A gente não fica chateado, a gente fica PUTO e a gente fica EXAUSTO.

Essa história que eu contei em Agosto de 2020 veio em forma de podcast, aqui no Banana da Terra, em forma de vídeo no Aconteceu na Caturra no youtube e eu acabei tentando usar todas as ferramentas que eu consegui para fazer com que você e mais gente da minha terra pudesse ter escutado o meu grito.

A gente tenta gritar de um jeito fofo pra não assustar o parente carola, o amigo idoso, o colega da igreja, o conhecido que ama brigar usando link de notícia fake e para o porteiro que é convencido pelo morador da cobertura do prédio onde ele trabalha de que a meritocracia é o caminho. 

Tá foda acreditar…

Eu não sei como uma pessoa consegue rezar em paz com as desigualdades aqui na cara dela e de toda a família dela, há poucos metros, na calçada de casa. 

Como é que ninguém se abala ao ver uma criança com fome? É sadismo que fala? Ela tem fome de tudo, não adianta você ir no supermercado comprar um pacote de biscoito pra essa criança faminta da rua e achar que está ensinando o seu filho ou a sua filha a cuidar dos pobres. Não é assim, tá bem? A fome é maior do que um pacote de biscoitos. Ela tem fome de dignidade e o seu pacote de biscoitos não é a renovação do seu seguro no céu.

Eu já ouvi certa vez de uma pessoa que ela havia passado fome. E eu respondi: Não amigão! Desculpe, mas pelo que você acaba de me contar da sua história, ficar com fome um dia que lhe tenha faltado o almoço ou o jantar, não é passar fome. 

Quem passa fome, “passa fomes” e essa frase é minha.
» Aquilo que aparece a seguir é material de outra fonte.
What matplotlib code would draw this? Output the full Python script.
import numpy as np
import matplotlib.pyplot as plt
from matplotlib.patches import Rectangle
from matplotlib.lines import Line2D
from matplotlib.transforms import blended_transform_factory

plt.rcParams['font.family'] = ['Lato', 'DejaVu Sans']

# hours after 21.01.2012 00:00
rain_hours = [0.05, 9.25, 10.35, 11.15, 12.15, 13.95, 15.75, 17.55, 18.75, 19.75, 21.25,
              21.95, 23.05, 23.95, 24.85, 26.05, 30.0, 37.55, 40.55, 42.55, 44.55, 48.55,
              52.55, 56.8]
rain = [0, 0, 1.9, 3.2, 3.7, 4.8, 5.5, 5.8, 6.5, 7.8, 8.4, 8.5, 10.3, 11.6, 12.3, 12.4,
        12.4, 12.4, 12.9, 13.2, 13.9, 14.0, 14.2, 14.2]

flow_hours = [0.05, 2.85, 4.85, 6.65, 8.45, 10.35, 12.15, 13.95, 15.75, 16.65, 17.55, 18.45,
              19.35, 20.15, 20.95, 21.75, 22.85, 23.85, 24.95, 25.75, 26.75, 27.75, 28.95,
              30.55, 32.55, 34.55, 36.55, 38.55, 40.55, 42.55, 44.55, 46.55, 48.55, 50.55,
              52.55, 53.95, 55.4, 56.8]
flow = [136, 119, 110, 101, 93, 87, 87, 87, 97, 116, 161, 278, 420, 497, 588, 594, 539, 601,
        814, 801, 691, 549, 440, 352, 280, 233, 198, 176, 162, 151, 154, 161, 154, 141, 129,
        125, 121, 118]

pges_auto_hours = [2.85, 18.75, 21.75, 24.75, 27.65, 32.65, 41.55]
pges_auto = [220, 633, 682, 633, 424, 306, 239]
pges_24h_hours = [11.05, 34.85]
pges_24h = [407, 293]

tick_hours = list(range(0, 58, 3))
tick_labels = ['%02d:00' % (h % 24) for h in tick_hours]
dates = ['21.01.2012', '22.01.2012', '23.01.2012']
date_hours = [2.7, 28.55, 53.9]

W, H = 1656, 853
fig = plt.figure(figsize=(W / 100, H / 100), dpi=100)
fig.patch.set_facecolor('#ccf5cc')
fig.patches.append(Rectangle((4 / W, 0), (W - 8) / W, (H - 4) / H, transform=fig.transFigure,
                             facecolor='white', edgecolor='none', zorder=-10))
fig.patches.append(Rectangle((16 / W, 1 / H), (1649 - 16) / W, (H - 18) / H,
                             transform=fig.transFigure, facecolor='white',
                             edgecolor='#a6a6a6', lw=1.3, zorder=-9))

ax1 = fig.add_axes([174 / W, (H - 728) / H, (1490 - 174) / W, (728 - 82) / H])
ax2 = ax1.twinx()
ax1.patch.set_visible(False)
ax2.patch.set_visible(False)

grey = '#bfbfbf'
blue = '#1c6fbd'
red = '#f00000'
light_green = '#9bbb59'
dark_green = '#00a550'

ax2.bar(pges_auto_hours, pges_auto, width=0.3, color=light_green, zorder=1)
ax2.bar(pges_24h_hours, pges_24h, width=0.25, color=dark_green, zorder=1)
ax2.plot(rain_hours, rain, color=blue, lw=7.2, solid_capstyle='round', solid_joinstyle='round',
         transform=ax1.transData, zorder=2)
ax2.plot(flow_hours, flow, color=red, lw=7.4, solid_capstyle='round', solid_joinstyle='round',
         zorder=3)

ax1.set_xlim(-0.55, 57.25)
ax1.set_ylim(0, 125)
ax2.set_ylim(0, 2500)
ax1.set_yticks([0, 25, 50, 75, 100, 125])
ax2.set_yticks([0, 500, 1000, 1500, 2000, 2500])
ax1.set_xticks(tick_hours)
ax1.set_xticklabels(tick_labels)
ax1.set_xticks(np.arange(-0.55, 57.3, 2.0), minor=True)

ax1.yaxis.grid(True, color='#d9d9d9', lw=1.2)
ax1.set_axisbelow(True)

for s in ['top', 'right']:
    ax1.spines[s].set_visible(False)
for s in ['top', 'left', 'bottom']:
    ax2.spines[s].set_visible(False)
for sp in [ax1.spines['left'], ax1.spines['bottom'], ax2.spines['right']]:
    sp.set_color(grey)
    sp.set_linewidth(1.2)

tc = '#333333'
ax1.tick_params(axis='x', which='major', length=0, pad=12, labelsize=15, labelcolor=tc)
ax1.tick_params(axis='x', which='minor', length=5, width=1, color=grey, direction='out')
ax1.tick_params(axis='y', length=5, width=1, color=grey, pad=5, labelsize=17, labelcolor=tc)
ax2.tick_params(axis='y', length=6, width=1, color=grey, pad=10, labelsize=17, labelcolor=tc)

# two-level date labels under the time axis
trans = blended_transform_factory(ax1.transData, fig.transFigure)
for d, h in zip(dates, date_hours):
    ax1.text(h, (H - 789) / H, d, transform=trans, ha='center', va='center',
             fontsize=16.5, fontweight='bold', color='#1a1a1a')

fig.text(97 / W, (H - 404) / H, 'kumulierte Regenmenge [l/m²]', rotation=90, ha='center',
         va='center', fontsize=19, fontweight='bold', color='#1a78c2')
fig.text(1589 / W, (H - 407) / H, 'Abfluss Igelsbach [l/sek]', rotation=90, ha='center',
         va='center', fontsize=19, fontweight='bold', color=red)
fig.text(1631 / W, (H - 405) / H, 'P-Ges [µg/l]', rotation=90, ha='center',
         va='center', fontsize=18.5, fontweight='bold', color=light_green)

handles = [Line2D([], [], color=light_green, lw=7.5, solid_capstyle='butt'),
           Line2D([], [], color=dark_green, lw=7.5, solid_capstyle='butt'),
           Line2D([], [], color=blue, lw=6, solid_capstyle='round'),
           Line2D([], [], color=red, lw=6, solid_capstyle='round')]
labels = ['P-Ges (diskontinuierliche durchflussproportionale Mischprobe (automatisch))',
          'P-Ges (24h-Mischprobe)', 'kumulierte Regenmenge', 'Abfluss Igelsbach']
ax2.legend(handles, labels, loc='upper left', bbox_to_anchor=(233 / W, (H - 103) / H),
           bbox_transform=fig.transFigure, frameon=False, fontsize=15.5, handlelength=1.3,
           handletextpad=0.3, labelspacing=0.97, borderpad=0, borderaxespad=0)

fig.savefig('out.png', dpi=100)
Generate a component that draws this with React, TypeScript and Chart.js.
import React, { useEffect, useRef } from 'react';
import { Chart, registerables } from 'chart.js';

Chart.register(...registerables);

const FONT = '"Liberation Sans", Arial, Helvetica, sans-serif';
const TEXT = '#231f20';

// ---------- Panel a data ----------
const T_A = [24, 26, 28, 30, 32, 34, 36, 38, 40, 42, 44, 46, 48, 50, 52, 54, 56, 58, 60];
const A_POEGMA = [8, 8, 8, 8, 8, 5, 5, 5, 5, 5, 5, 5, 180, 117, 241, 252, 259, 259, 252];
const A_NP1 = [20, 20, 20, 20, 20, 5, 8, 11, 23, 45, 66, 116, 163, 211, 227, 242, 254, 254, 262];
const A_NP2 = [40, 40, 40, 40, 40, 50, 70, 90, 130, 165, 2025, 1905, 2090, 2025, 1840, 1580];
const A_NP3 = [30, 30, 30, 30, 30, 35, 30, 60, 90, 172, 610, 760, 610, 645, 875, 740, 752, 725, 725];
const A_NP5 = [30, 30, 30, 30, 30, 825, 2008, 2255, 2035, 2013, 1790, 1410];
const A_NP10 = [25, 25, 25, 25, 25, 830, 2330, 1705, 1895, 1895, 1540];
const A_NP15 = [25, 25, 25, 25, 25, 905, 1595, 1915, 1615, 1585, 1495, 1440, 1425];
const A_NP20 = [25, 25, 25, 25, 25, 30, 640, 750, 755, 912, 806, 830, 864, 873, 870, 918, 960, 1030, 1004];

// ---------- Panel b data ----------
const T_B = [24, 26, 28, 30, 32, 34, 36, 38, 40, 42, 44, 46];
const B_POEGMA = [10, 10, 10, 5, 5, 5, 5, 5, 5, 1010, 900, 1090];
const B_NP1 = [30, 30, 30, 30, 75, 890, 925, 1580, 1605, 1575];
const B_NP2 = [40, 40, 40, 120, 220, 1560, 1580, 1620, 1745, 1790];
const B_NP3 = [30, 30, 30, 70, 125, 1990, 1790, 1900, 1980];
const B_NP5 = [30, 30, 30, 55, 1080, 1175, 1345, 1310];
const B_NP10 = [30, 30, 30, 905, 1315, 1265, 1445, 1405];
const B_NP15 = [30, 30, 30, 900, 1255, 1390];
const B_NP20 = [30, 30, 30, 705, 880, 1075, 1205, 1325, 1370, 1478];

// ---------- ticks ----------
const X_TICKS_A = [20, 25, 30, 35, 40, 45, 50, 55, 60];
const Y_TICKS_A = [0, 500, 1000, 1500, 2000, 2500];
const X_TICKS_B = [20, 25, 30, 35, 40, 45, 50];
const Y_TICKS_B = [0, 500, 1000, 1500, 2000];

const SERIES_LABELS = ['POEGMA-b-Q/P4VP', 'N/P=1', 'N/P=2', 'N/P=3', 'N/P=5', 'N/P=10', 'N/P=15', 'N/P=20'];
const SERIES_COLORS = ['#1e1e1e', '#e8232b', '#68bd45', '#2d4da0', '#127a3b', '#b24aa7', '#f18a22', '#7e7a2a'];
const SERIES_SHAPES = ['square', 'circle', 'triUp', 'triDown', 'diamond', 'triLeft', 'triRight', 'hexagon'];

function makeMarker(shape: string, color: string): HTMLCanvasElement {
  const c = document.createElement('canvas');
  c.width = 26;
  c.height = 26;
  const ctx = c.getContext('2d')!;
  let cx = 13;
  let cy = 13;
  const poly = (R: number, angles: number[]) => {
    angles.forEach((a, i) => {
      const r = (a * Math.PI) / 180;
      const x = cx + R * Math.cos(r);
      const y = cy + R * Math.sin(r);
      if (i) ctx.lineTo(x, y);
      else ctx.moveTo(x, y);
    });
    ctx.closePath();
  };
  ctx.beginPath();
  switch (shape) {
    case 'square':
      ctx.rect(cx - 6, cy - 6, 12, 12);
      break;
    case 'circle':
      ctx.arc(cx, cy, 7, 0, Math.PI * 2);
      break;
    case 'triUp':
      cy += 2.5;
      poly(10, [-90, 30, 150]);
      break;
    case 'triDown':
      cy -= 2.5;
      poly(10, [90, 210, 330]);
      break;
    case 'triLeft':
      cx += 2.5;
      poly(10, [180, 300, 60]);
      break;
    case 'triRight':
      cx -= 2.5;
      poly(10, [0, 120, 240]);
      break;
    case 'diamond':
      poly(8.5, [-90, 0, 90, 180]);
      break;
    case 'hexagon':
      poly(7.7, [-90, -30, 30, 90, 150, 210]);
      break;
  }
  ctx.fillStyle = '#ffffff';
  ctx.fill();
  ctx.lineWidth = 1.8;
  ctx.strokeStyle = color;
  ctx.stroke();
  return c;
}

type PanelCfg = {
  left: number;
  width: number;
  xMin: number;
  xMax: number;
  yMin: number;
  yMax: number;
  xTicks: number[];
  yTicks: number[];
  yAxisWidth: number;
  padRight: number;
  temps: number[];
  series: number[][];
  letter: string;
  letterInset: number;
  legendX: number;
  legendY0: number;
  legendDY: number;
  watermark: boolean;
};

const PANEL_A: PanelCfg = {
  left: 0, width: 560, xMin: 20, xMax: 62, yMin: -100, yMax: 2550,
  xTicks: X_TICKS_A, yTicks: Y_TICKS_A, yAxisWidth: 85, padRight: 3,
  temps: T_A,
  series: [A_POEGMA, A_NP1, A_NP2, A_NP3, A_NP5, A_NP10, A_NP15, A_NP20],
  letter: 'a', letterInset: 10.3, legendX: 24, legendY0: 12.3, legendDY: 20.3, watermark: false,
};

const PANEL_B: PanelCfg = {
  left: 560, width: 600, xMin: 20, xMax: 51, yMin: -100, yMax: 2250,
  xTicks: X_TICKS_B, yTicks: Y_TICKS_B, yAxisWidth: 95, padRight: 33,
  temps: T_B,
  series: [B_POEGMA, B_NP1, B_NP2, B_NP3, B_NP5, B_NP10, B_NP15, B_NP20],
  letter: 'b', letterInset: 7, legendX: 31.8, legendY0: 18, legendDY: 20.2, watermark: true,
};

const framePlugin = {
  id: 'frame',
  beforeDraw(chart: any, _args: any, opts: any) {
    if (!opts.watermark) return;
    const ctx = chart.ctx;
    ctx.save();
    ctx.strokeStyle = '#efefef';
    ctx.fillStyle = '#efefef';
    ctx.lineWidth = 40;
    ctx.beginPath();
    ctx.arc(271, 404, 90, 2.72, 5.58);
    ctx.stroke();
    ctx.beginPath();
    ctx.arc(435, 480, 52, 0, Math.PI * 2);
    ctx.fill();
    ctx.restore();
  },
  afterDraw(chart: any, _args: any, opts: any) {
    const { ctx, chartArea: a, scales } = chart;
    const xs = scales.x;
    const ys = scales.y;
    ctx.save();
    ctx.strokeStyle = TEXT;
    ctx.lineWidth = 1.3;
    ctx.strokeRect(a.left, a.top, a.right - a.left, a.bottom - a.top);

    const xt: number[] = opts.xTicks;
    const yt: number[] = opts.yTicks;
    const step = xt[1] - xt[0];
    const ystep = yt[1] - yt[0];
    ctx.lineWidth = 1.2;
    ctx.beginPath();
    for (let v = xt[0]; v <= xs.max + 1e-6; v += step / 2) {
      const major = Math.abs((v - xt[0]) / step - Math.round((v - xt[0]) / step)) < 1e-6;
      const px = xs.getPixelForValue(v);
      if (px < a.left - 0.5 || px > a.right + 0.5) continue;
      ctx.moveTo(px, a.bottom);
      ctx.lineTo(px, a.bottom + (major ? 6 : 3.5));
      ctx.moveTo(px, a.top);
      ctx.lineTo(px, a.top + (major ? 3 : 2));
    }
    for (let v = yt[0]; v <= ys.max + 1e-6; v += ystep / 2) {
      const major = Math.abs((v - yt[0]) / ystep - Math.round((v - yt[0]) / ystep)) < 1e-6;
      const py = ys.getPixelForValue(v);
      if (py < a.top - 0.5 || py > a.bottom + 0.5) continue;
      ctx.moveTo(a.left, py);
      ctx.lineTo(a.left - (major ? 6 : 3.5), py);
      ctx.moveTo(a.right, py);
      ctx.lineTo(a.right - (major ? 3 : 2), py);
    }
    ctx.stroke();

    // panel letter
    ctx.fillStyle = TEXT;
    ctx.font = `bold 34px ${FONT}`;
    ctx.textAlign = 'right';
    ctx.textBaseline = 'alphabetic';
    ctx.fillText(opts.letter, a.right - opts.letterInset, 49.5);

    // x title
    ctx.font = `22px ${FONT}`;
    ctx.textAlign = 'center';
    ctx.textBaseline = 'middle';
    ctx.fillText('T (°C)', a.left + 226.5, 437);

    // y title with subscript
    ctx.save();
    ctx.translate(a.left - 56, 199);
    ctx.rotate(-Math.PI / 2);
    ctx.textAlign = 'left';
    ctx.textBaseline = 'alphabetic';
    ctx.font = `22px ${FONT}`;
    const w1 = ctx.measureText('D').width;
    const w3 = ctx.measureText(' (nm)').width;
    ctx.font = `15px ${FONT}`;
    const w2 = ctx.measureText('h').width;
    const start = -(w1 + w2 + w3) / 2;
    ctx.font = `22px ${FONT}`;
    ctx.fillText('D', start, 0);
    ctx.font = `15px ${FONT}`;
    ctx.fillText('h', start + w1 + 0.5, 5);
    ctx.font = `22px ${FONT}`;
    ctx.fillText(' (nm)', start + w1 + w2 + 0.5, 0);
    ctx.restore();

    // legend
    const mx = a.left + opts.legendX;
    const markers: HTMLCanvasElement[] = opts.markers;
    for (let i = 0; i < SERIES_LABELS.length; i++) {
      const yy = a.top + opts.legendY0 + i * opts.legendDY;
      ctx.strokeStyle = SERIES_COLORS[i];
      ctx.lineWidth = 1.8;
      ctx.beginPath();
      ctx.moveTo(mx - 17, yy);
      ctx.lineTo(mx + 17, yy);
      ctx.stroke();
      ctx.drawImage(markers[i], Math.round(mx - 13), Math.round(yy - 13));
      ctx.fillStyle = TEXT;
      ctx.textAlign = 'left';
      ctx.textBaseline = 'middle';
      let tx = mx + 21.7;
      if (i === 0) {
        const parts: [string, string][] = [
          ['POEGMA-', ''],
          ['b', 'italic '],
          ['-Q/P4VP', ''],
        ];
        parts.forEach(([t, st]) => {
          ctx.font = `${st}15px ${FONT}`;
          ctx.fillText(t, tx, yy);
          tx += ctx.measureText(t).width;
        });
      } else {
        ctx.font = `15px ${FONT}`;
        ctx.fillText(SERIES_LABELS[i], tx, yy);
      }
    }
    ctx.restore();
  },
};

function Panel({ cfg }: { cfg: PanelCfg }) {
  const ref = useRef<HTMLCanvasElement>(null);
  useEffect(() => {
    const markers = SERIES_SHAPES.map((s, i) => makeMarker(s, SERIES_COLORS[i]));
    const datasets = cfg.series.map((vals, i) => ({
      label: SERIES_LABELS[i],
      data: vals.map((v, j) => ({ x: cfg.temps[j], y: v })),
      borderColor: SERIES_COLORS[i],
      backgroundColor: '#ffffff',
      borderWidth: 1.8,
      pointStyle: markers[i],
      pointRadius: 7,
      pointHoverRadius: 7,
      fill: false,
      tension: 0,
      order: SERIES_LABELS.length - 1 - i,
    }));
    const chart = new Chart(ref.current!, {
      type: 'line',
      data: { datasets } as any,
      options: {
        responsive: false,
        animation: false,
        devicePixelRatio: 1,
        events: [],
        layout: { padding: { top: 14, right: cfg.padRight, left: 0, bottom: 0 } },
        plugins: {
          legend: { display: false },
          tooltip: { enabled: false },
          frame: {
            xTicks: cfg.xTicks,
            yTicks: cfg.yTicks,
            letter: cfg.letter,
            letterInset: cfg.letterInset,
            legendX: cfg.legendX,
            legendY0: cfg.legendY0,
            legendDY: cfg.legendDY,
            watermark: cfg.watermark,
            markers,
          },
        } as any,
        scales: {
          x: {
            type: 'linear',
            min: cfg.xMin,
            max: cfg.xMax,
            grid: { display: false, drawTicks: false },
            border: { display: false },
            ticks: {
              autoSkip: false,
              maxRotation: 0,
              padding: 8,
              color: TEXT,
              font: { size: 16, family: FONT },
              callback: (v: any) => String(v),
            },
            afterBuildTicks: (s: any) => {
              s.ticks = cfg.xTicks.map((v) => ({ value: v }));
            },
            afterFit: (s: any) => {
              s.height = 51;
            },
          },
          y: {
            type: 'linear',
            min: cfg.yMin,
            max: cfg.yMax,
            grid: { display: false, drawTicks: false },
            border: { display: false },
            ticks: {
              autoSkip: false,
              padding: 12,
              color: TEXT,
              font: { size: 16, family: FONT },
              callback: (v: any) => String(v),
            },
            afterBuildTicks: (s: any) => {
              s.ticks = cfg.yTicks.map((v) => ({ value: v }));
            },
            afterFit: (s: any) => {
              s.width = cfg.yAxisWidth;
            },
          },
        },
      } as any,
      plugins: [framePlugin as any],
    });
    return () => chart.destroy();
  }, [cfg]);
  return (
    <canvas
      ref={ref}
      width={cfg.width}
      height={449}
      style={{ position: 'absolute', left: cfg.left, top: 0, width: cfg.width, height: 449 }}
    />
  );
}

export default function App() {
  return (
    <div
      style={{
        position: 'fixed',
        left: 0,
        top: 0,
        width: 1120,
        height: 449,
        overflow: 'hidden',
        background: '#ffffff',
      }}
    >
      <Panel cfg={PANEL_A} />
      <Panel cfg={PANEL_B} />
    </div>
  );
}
O abandono, o descaso social, a não-lealdade ao povo, o sadismo latente, severo, ardente, cruel e imoral. Abandono endossado por nós privilegiados e por você, cidadão de bem, sem meias palavras.

A maioria dos ricos e da classe média brasileira que tão comumente vivem um frequente “viralatismo” americanizando os seus costumes, passam todos os dias a ignorar a morada na rua dos outros filhos de Deus como ele, ou como ela. 

Helbert de Souza, sociólogo mais conhecido como Betinho que viveu nesta terra até 9 de Agosto de 1997 tem a célebre frase tão replicada: “Quem tem fome, tem pressa”.

Todos os dias pessoas que tem pressa passam ao lado de quem tem fome, e sim: quem tem pressa não gosta de quem tem fome.

A minha morada privilegiada me aperta os pés, me aperta a alma, venham todos vocês morar comigo, durmam perto de mim, sonhem junto comigo, me ensinem, me deixem ser mais do que eu tenho sido…

Por Raquel Alvarez – Produtora e jornalista

5 comentários sobre “#CRÔNICA – A GENTE FICA PUTO, A GENTE FICA EXAUSTO

  1. Texto absolutamente representativo de uma realidade escancarada.
    “Não é fome, são fomes”…..
    Obrigada Raquel Alvarez
    Prossigamos teimando na busca da dignidade humana, embora tantos ventos contrários.

  2. Excelente. Não bastasse a linguagem tocante, clara, aberta, quase que como um murro que nos tira da letargia – existe a realidade social que densamente nos invade, e “machuca”. Você, Raquel, não me surpreende com seus textos e imagens, pois acho que conheço um pouco sua alma de artista. Forte abraço.